Le roi Philippe de France et le roi Jean son fils les avoient perdus par hautiereté ; aussi fit le prince. Et le roi Charles de bonne mémoire les r’acquist par douceur, par largesse et par humilité. Ainsi veulent être Gascons menés. Et encore a plus fait le roi Charles, afin que l’amour s’entretienne entre ces seigneurs plus longuement et que le seigneur de Labreth lui demeure, car la sœur de sa femme, madame Isabel de Bourbon, fut donnée au seigneur de Labreth, lequel en a de beaux enfans ; et ce est la cause pour laquelle l’amour s’entretient plus longuement. Si ouïs une fois dire au seigneur de Labreth, à Paris où j’étois avecques autres seigneurs, une parole que je notai bien, mais je crois que il la dit par ébattement ; toutefois il me sembla qu’il parla par grand sens et par grand avis à un chevalier de Bretagne qui l’avoit plusieurs fois servi ; car le chevalier lui avoit demandé des besognes de son pays, et comment il se savoit contenir à être François, et il répondit ainsi : « Dieu merci ! je me porte assez bien, mais j’avois plus d’argent, aussi avoient mes gens, quand je fesois guerre pour la partie du roi d’Angleterre que je n’ai maintenant ; car quand nous chevauchions à l’aventure, ils nous sailloient en la main aucuns riches marchands de Toulouse, de Condom, de la Riole, ou de Bergerac.
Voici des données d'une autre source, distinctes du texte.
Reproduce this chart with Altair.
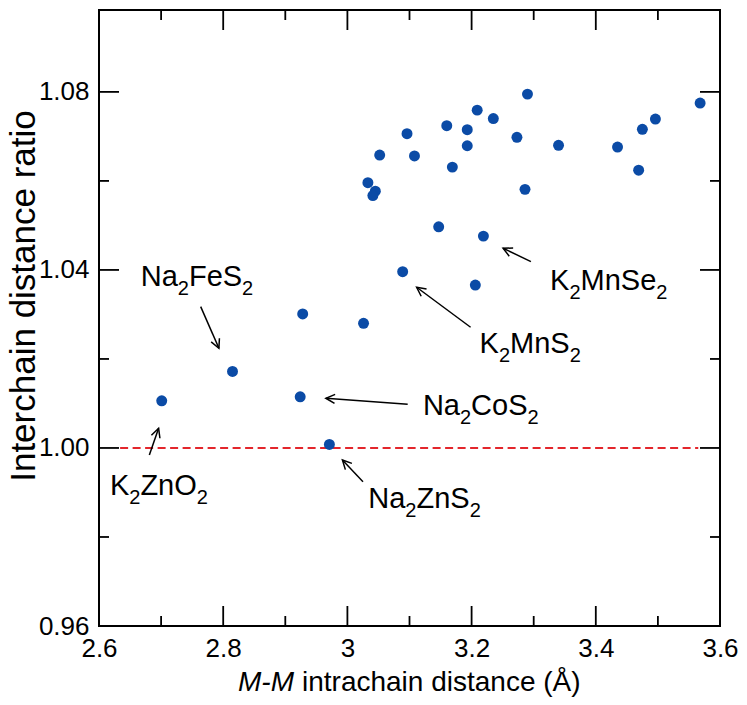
import math
import altair as alt
import pandas as pd

# ---------------- data ----------------
mm_distance = [2.701, 2.815, 2.924, 2.971, 2.928, 3.026, 3.089, 3.206, 3.147, 3.219,
               3.033, 3.045, 3.041, 3.052, 3.108, 3.096, 3.160, 3.169, 3.193, 3.193,
               3.209, 3.235, 3.273, 3.290, 3.286, 3.340, 3.435, 3.469, 3.475, 3.496, 3.568]
ratio = [1.0106, 1.0172, 1.0115, 1.0008, 1.0301, 1.0280, 1.0396, 1.0366, 1.0497, 1.0476,
         1.0596, 1.0577, 1.0567, 1.0658, 1.0656, 1.0706, 1.0724, 1.0631, 1.0715, 1.0679,
         1.0759, 1.0740, 1.0698, 1.0795, 1.0581, 1.0680, 1.0676, 1.0624, 1.0716, 1.0739, 1.0775]

# formula labels as (text, is_subscript) pieces
label_parts = [
    [("K", 0), ("2", 1), ("ZnO", 0), ("2", 1)],
    [("Na", 0), ("2", 1), ("FeS", 0), ("2", 1)],
    [("Na", 0), ("2", 1), ("CoS", 0), ("2", 1)],
    [("Na", 0), ("2", 1), ("ZnS", 0), ("2", 1)],
    [("K", 0), ("2", 1), ("MnS", 0), ("2", 1)],
    [("K", 0), ("2", 1), ("MnSe", 0), ("2", 1)],
]
label_left_x = [2.6176, 2.6672, 3.1216, 3.0336, 3.2128, 3.3264]
label_y = [0.98944, 1.03640, 1.00742, 0.98652, 1.02135, 1.03551]
arrow_x_from = [2.6811, 2.7637, 3.0971, 3.0251, 3.1984, 3.2955]
arrow_y_from = [0.99843, 1.03175, 1.00982, 0.99243, 1.02712, 1.04187]
arrow_x_to = [2.6960, 2.7931, 2.9653, 2.9920, 3.1115, 3.2507]
arrow_y_to = [1.00443, 1.02240, 1.01117, 0.99730, 1.03611, 1.04488]

ref_line_x = [2.634, 3.565]
ref_line_y = [1.0]

x_label_values = [2.6, 2.8, 3.0, 3.2, 3.4, 3.6]
y_label_values = [0.96, 1.00, 1.04, 1.08]
x_major_ticks = [2.8, 3.0, 3.2, 3.4]
x_minor_ticks = [2.7, 2.9, 3.1, 3.3, 3.5]
y_major_ticks = [1.00, 1.04, 1.08]
y_minor_ticks = [0.98, 1.02, 1.06]

x_title_italic = "M-M"
x_title_rest = "intrachain distance (Å)"
y_title = "Interchain distance ratio"

# ---------------- layout ----------------
W, H = 621, 616
X_DOM = [2.6, 3.6]
Y_DOM = [0.96, 1.0984]
FONT = "Liberation Sans"
BLUE = "#0b4ba6"
RED = "#e3262c"
MAJ, MIN = 20, 10
FS_MAIN, FS_SUB, SUB_SHIFT = 29, 20, 9

# Liberation Sans (Arial-metric) advance widths, in em
CHAR_W = {"K": 0.667, "N": 0.722, "a": 0.556, "Z": 0.611, "n": 0.556, "O": 0.778,
          "F": 0.611, "e": 0.556, "S": 0.667, "C": 0.722, "o": 0.556, "M": 0.833,
          "2": 0.556}

xs = alt.Scale(domain=X_DOM, nice=False, zero=False)
ys = alt.Scale(domain=Y_DOM, nice=False, zero=False)

XAX = alt.Axis(values=x_label_values, format="~g", title=None, ticks=False,
               domain=False, grid=False, labelFontSize=26, labelFont=FONT,
               labelColor="black", labelPadding=9, labelFlush=False,
               labelOverlap=False)
YAX = alt.Axis(values=y_label_values, format=".2f", title=None, ticks=False,
               domain=False, grid=False, labelFontSize=26, labelFont=FONT,
               labelColor="black", labelPadding=10, labelOverlap=False)

px_x = W / (X_DOM[1] - X_DOM[0])
px_y = H / (Y_DOM[1] - Y_DOM[0])

pts = pd.DataFrame({"x": mm_distance, "y": ratio})

points = alt.Chart(pts).mark_circle(size=120, color=BLUE, opacity=1).encode(
    x=alt.X("x:Q", scale=xs, axis=XAX),
    y=alt.Y("y:Q", scale=ys, axis=YAX),
)

ref_df = pd.DataFrame({"x": [ref_line_x[0]], "x2": [ref_line_x[1]], "y": ref_line_y})
ref_line = alt.Chart(ref_df).mark_rule(color=RED, strokeDash=[8, 4.5], strokeWidth=1.9).encode(
    x=alt.X("x:Q", scale=xs, axis=XAX), x2="x2:Q",
    y=alt.Y("y:Q", scale=ys, axis=YAX),
)


def xticks(vals, y0, y1):
    return alt.Chart(pd.DataFrame({"v": vals})).mark_rule(color="black", strokeWidth=1.8).encode(
        x=alt.X("v:Q", scale=xs, axis=XAX), y=alt.value(y0), y2=alt.value(y1))


def yticks(vals, x0, x1):
    return alt.Chart(pd.DataFrame({"v": vals})).mark_rule(color="black", strokeWidth=1.8).encode(
        y=alt.Y("v:Q", scale=ys, axis=YAX), x=alt.value(x0), x2=alt.value(x1))


ticks = [
    xticks(x_major_ticks, H, H - MAJ), xticks(x_minor_ticks, H, H - MIN),
    xticks(x_major_ticks, 0, MAJ), xticks(x_minor_ticks, 0, MIN),
    yticks(y_major_ticks, 0, MAJ), yticks(y_minor_ticks, 0, MIN),
    yticks(y_major_ticks, W, W - MAJ), yticks(y_minor_ticks, W, W - MIN),
]

# build label pieces, laid out left to right through the x scale
rows = []
for parts, lx, ly in zip(label_parts, label_left_x, label_y):
    offset_px = 0.0
    for txt, sub in parts:
        fs = FS_SUB if sub else FS_MAIN
        rows.append({"t": txt, "x": lx + offset_px / px_x, "y": ly, "sub": sub})
        offset_px += sum(CHAR_W[c] for c in txt) * fs
seg = pd.DataFrame(rows)

main_text = alt.Chart(seg).transform_filter("datum.sub == 0").mark_text(
    align="left", baseline="alphabetic", fontSize=FS_MAIN, font=FONT, color="black").encode(
    x=alt.X("x:Q", scale=xs, axis=XAX), y=alt.Y("y:Q", scale=ys, axis=YAX), text="t:N")
sub_text = alt.Chart(seg).transform_filter("datum.sub == 1").mark_text(
    align="left", baseline="alphabetic", fontSize=FS_SUB, font=FONT, color="black",
    dy=SUB_SHIFT).encode(
    x=alt.X("x:Q", scale=xs, axis=XAX), y=alt.Y("y:Q", scale=ys, axis=YAX), text="t:N")

angles = []
for x0, y0, x1, y1 in zip(arrow_x_from, arrow_y_from, arrow_x_to, arrow_y_to):
    dx = (x1 - x0) * px_x
    dy = -(y1 - y0) * px_y
    angles.append(math.degrees(math.atan2(dy, dx)) % 360)

arr = pd.DataFrame({"x1": arrow_x_from, "y1": arrow_y_from, "x2": arrow_x_to,
                    "y2": arrow_y_to, "ang": angles})
shafts = alt.Chart(arr).mark_rule(color="black", strokeWidth=1.5).encode(
    x=alt.X("x1:Q", scale=xs, axis=XAX), y=alt.Y("y1:Q", scale=ys, axis=YAX),
    x2="x2:Q", y2="y2:Q")
heads = alt.Chart(arr).mark_point(shape="M-1,-0.5L0,0L-1,0.5", filled=False, size=324,
                                  strokeWidth=1.5, color="black", opacity=1).encode(
    x=alt.X("x2:Q", scale=xs, axis=XAX), y=alt.Y("y2:Q", scale=ys, axis=YAX),
    angle=alt.Angle("ang:Q", scale=None))

title_df = pd.DataFrame({"t": [0]})
xt1 = alt.Chart(title_df).mark_text(text=x_title_italic, align="right", baseline="alphabetic",
                                    fontSize=28, font=FONT, fontStyle="italic",
                                    color="black").encode(x=alt.value(195), y=alt.value(681))
xt2 = alt.Chart(title_df).mark_text(text=x_title_rest, align="left", baseline="alphabetic",
                                    fontSize=28, font=FONT, color="black").encode(
    x=alt.value(203), y=alt.value(681))
yt = alt.Chart(title_df).mark_text(text=y_title, align="center", baseline="alphabetic",
                                   fontSize=35, font=FONT, angle=270,
                                   color="black").encode(x=alt.value(-64), y=alt.value(286))

chart = alt.layer(
    ref_line, *ticks, points, shafts, heads, main_text, sub_text, xt1, xt2, yt
).properties(
    width=W, height=H,
    autosize=alt.AutoSizeParams(type="none"),
    padding={"left": 91, "top": 2, "right": 19, "bottom": 71},
    background="white",
).configure_view(stroke="black", strokeWidth=2)

chart.save("out.html", embed_options={"renderer": "svg", "actions": False})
Tous les jours nous ne faillions point que nous n’eussions quelque bonne prise dont nous estoffions nos superfluités et joliétés, et maintenant tout nous est mort. » Et le chevalier commença à rire et dit : « Monseigneur, voirement est-ce la vie des Gascons ; ils veulent volontiers sur autrui dommage. » Pourquoi je dis tantôt, qui entendis celle parole, que le sire de Labreth se repentoit près de ce que il étoit devenu François ; ainsi que le sire du Mucident qui fut pris à la bataille Aimet[1] et jura en la main du duc d’Anjou que il venroit à Paris et se tourneroit bon François[2] et demeureroit à toujours mais. Voirement vint-il à Paris et lui fit le roi Charles très bonne chère ; mais il ne lui sçut oncques tant faire que le sire de Mucident ne s’embla du roi et de Paris, et s’en retourna, sans congé prendre, en son pays ; et devint Anglois ; et rompit toutes les convenances que il avoit au duc d’Anjou. Aussi fit le sire de Rosem, le sire de Duras et le sire de Langurant. Telle est la nature des Gascons ; ils ne sont points estables, mais encore aiment-ils plus les Anglois que les

  1. Aymet est situé entre la Réole et Bergerac. La bataille d’Aymet a eu lieu en l’an 1379.
  2. Voyez le chapitre VIII du deuxième livre de Froissart.